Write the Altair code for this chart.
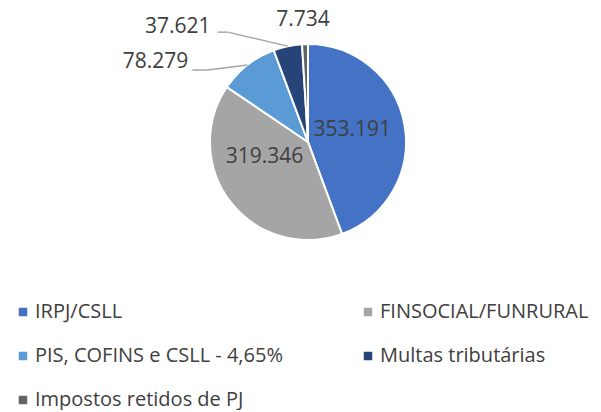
import altair as alt
import pandas as pd

categories = ["IRPJ/CSLL", "FINSOCIAL/FUNRURAL", "PIS, COFINS e CSLL - 4,65%",
              "Multas tributárias", "Impostos retidos de PJ"]
values = [353191, 319346, 78279, 37621, 7734]
colors = ["#4472C4", "#A5A5A5", "#5B9BD5", "#264478", "#636363"]

labels = [f"{v:,}".replace(",", ".") for v in values]
df = pd.DataFrame({"category": categories, "value": values,
                   "idx": list(range(len(values))), "label": labels})

CX, CY, R = 300, 134, 98
FONT = "Open Sans"
TXT = "#404040"

base = alt.Chart(df).transform_joinaggregate(
    total="sum(value)"
).transform_window(
    cum="sum(value)", sort=[alt.SortField("idx")], frame=[None, 0]
).transform_calculate(
    mid="2*PI*(datum.cum - datum.value/2)/datum.total"
).transform_calculate(
    ix=f"{CX} + 45*sin(datum.mid)", iy=f"{CY} - 45*cos(datum.mid)",
    ex=f"{CX} + {R}*sin(datum.mid)", ey=f"{CY} - {R}*cos(datum.mid)",
)

color = alt.Color("category:N", scale=alt.Scale(domain=categories, range=colors),
                  sort=categories,
                  legend=alt.Legend(title=None, orient="none", legendX=5, legendY=294,
                                    columns=2, direction="horizontal",
                                    columnPadding=75, rowPadding=24,
                                    symbolType="square", symbolSize=72, symbolStrokeWidth=0,
                                    labelFont=FONT, labelFontSize=20, labelColor=TXT,
                                    labelOffset=2, labelLimit=400, padding=0))

arc = alt.Chart(df).mark_arc(outerRadius=R, stroke="white", strokeWidth=2).encode(
    theta=alt.Theta("value:Q", stack=True),
    order=alt.Order("idx:Q"),
    color=color,
    x=alt.value(CX), y=alt.value(CY),
)

# label specs: (category index, position source, dx, dy, align)
specs = [
    (0, "i", 0, -4, "center"),
    (1, "i", -8, -13, "center"),
    (2, "e", -59, -3, "right"),
    (3, "e", -77, -19, "right"),
    (4, "e", -2, -24, "center"),
]
layers = [arc]
for i, src, dx, dy, al in specs:
    layers.append(
        base.transform_filter(alt.datum.idx == i).mark_text(
            font=FONT, fontSize=21, color=TXT, align=al, baseline="middle", dx=dx, dy=dy
        ).encode(x=alt.X(f"{src}x:Q", scale=None), y=alt.Y(f"{src}y:Q", scale=None),
                 text="label:N")
    )

# leader lines: (category index, elbow offset from edge, horizontal length)
leaders = [(2, -40, 5, -15), (3, -60, -14, -10)]
for i, ox, oy, hl in leaders:
    lb = base.transform_filter(alt.datum.idx == i).transform_calculate(
        bx=f"datum.ex + ({ox})", by=f"datum.ey + ({oy})", cx2=f"datum.ex + ({ox + hl})"
    )
    layers.append(lb.mark_rule(color="#A6A6A6", strokeWidth=1.5).encode(
        x=alt.X("ex:Q", scale=None), y=alt.Y("ey:Q", scale=None),
        x2="bx:Q", y2="by:Q"))
    layers.append(lb.mark_rule(color="#A6A6A6", strokeWidth=1.5).encode(
        x=alt.X("bx:Q", scale=None), y=alt.Y("by:Q", scale=None),
        x2="cx2:Q", y2="by:Q"))

chart = alt.layer(*layers).properties(width=585, height=396, padding=0).configure_view(
    strokeWidth=0)

chart.save("out.html", embed_options={"renderer": "svg", "actions": False})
☆ ☆ ☆ ☆ ☆
Write out the lines from the start of the material to the line with "import pandas as pd", inclusive and exactly. Skip the pictures.

- [RESPONSE]:
Write the Altair code for this chart.
import altair as alt
import pandas as pd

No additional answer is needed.